Exercise directions.
Write the listing below out again exactly, dropping the images.
______________________________
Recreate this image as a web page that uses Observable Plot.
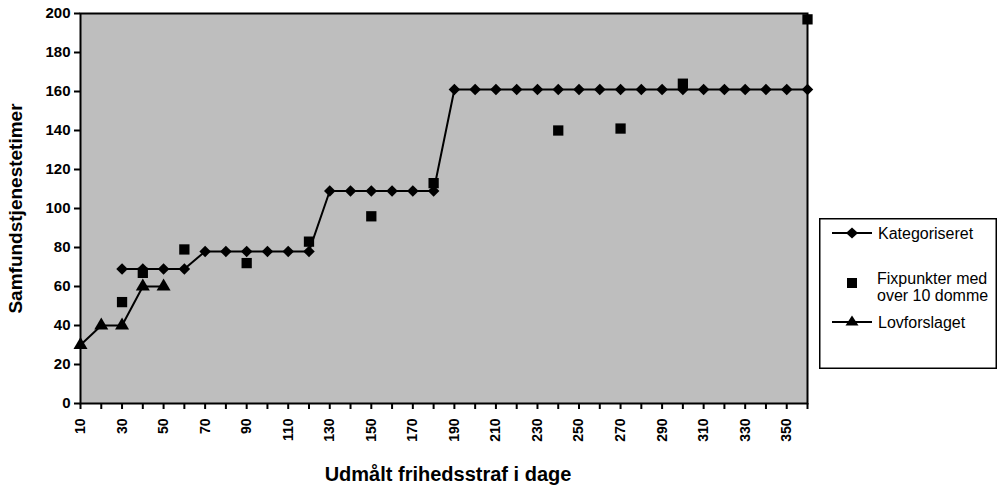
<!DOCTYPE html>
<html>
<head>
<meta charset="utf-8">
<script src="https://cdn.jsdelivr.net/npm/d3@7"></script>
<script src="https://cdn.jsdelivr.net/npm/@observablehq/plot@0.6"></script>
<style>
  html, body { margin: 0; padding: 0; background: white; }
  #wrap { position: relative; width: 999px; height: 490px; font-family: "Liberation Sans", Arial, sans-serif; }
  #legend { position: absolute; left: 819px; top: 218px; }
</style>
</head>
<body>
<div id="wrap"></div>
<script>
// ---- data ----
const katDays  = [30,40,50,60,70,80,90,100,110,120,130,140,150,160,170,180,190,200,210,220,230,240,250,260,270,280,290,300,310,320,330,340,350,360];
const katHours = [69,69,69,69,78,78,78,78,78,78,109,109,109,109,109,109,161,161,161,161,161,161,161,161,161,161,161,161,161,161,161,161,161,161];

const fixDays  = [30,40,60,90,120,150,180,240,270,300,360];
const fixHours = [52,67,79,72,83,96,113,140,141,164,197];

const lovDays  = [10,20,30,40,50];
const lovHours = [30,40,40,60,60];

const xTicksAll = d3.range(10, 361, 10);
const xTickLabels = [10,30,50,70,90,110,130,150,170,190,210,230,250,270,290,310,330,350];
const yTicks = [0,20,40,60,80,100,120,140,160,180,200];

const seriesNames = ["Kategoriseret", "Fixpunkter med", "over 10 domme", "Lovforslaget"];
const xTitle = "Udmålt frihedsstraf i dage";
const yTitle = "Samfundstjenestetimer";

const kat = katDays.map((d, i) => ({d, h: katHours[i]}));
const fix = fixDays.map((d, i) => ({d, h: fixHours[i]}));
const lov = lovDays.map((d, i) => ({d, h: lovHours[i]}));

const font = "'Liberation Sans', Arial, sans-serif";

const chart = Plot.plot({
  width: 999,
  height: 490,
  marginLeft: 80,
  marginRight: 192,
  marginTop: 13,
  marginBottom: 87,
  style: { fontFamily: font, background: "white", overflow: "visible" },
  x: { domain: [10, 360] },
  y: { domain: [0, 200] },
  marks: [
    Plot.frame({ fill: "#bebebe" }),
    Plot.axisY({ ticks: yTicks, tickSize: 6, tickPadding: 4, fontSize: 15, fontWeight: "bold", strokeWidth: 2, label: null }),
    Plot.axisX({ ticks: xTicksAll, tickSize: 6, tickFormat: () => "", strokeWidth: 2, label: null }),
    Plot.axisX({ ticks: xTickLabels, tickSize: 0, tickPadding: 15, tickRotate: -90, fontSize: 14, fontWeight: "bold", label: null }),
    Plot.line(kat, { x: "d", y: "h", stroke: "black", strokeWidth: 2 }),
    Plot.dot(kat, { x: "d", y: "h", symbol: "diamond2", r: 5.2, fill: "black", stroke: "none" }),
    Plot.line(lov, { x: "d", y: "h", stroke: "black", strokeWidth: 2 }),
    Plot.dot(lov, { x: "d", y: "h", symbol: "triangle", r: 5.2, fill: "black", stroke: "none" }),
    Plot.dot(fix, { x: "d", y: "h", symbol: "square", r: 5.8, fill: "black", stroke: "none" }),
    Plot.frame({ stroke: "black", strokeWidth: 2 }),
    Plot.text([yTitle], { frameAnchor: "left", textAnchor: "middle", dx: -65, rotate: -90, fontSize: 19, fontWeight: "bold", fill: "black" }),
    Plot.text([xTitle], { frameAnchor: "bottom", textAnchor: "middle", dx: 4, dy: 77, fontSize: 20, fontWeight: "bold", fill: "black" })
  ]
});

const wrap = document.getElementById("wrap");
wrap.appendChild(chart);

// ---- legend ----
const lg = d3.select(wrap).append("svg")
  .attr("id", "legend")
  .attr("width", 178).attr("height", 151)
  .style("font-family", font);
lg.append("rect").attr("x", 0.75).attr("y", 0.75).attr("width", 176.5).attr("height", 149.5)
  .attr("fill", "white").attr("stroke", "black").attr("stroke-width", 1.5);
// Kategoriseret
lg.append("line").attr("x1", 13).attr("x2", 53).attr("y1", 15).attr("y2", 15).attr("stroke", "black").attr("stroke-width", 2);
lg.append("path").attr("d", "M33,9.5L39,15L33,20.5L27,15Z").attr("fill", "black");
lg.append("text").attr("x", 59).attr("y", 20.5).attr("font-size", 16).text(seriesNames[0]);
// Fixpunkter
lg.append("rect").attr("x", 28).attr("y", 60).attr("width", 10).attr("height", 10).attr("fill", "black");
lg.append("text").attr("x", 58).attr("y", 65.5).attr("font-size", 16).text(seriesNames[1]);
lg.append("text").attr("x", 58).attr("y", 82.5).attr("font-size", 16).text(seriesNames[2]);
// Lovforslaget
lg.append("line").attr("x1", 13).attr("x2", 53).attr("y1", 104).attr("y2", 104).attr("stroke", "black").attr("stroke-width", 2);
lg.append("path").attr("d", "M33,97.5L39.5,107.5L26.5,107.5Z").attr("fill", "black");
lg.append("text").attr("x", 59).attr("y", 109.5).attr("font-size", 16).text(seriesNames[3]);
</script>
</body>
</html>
______________________________
The response.
Recreate this image as a web page that uses Observable Plot.
<!DOCTYPE html>
<html>
<head>
<meta charset="utf-8">
<script src="https://cdn.jsdelivr.net/npm/d3@7"></script>
<script src="https://cdn.jsdelivr.net/npm/@observablehq/plot@0.6"></script>
<style>
  html, body { margin: 0; padding: 0; background: white; }
  #wrap { position: relative; width: 999px; height: 490px; font-family: "Liberation Sans", Arial, sans-serif; }
  #legend { position: absolute; left: 819px; top: 218px; }
</style>
</head>
<body>
<div id="wrap"></div>
<script>
// ---- data ----
const katDays  = [30,40,50,60,70,80,90,100,110,120,130,140,150,160,170,180,190,200,210,220,230,240,250,260,270,280,290,300,310,320,330,340,350,360];
const katHours = [69,69,69,69,78,78,78,78,78,78,109,109,109,109,109,109,161,161,161,161,161,161,161,161,161,161,161,161,161,161,161,161,161,161];

const fixDays  = [30,40,60,90,120,150,180,240,270,300,360];
const fixHours = [52,67,79,72,83,96,113,140,141,164,197];

const lovDays  = [10,20,30,40,50];
const lovHours = [30,40,40,60,60];

const xTicksAll = d3.range(10, 361, 10);
const xTickLabels = [10,30,50,70,90,110,130,150,170,190,210,230,250,270,290,310,330,350];
const yTicks = [0,20,40,60,80,100,120,140,160,180,200];

const seriesNames = ["Kategoriseret", "Fixpunkter med", "over 10 domme", "Lovforslaget"];
const xTitle = "Udmålt frihedsstraf i dage";
const yTitle = "Samfundstjenestetimer";

const kat = katDays.map((d, i) => ({d, h: katHours[i]}));
const fix = fixDays.map((d, i) => ({d, h: fixHours[i]}));
const lov = lovDays.map((d, i) => ({d, h: lovHours[i]}));

const font = "'Liberation Sans', Arial, sans-serif";

const chart = Plot.plot({
  width: 999,
  height: 490,
  marginLeft: 80,
  marginRight: 192,
  marginTop: 13,
  marginBottom: 87,
  style: { fontFamily: font, background: "white", overflow: "visible" },
  x: { domain: [10, 360] },
  y: { domain: [0, 200] },
  marks: [
    Plot.frame({ fill: "#bebebe" }),
    Plot.axisY({ ticks: yTicks, tickSize: 6, tickPadding: 4, fontSize: 15, fontWeight: "bold", strokeWidth: 2, label: null }),
    Plot.axisX({ ticks: xTicksAll, tickSize: 6, tickFormat: () => "", strokeWidth: 2, label: null }),
    Plot.axisX({ ticks: xTickLabels, tickSize: 0, tickPadding: 15, tickRotate: -90, fontSize: 14, fontWeight: "bold", label: null }),
    Plot.line(kat, { x: "d", y: "h", stroke: "black", strokeWidth: 2 }),
    Plot.dot(kat, { x: "d", y: "h", symbol: "diamond2", r: 5.2, fill: "black", stroke: "none" }),
    Plot.line(lov, { x: "d", y: "h", stroke: "black", strokeWidth: 2 }),
    Plot.dot(lov, { x: "d", y: "h", symbol: "triangle", r: 5.2, fill: "black", stroke: "none" }),
    Plot.dot(fix, { x: "d", y: "h", symbol: "square", r: 5.8, fill: "black", stroke: "none" }),
    Plot.frame({ stroke: "black", strokeWidth: 2 }),
    Plot.text([yTitle], { frameAnchor: "left", textAnchor: "middle", dx: -65, rotate: -90, fontSize: 19, fontWeight: "bold", fill: "black" }),
    Plot.text([xTitle], { frameAnchor: "bottom", textAnchor: "middle", dx: 4, dy: 77, fontSize: 20, fontWeight: "bold", fill: "black" })
  ]
});

const wrap = document.getElementById("wrap");
wrap.appendChild(chart);

// ---- legend ----
const lg = d3.select(wrap).append("svg")
  .attr("id", "legend")
  .attr("width", 178).attr("height", 151)
  .style("font-family", font);
lg.append("rect").attr("x", 0.75).attr("y", 0.75).attr("width", 176.5).attr("height", 149.5)
  .attr("fill", "white").attr("stroke", "black").attr("stroke-width", 1.5);
// Kategoriseret
lg.append("line").attr("x1", 13).attr("x2", 53).attr("y1", 15).attr("y2", 15).attr("stroke", "black").attr("stroke-width", 2);
lg.append("path").attr("d", "M33,9.5L39,15L33,20.5L27,15Z").attr("fill", "black");
lg.append("text").attr("x", 59).attr("y", 20.5).attr("font-size", 16).text(seriesNames[0]);
// Fixpunkter
lg.append("rect").attr("x", 28).attr("y", 60).attr("width", 10).attr("height", 10).attr("fill", "black");
lg.append("text").attr("x", 58).attr("y", 65.5).attr("font-size", 16).text(seriesNames[1]);
lg.append("text").attr("x", 58).attr("y", 82.5).attr("font-size", 16).text(seriesNames[2]);
// Lovforslaget
lg.append("line").attr("x1", 13).attr("x2", 53).attr("y1", 104).attr("y2", 104).attr("stroke", "black").attr("stroke-width", 2);
lg.append("path").attr("d", "M33,97.5L39.5,107.5L26.5,107.5Z").attr("fill", "black");
lg.append("text").attr("x", 59).attr("y", 109.5).attr("font-size", 16).text(seriesNames[3]);
</script>
</body>
</html>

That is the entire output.